Possibilities of laser amplification and measurement of the field structure of ultrashort pulses in the range of 2.7 – 3μm in tellurite glass fibres doped with erbium ions

Abstract

The amplification of ultrashort signals in the range 2.7 – 3 μm in active tellurite glass fibres with high Kerr nonlinearity and high concentration of erbium ions in the core is theoretically investigated under diode pumping at a wavelength of 0.975 μm. The possibility of producing pulses with the energy ∼10 nJ and the duration smaller than 100 fs with ∼20 dB gain is shown. Moreover, using a specially developed iterative computer algorithm, the possibility of determining the intensity and phase of the generated pulses by measuring their fundamental spectra and two additional spectra obtained by means of nonlinear-optical conversion in short pieces of these optical fibres is demonstrated. Optical fibre samples are made of high-purity TeO2 – ZnO – La2O3 – Na2O glasses with 1021 cm−3 concentration of erbium ions in the core and a low content of hydroxyl groups that causes small losses in the spectral range under consideration.
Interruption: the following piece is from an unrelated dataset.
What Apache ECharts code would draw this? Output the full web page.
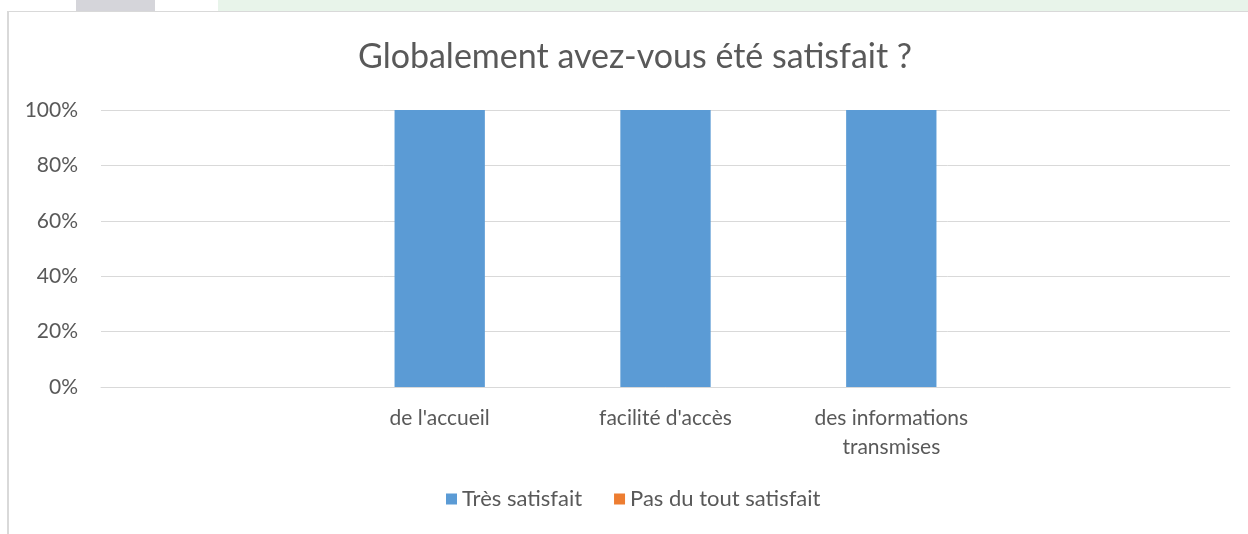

The group velocity dispersions, effective mode fields, nonlinear coefficients and field overlap integrals of the LP01 fundamental modes with a doped core for optical fibres with different core diameters are calculated, and the emission and absorption cross sections are calculated basing on the experimental luminescence spectrum. The optimal parameters of the amplifier are determined by numerically modelling the dynamics of ultrashort pulses using the measured and calculated characteristics.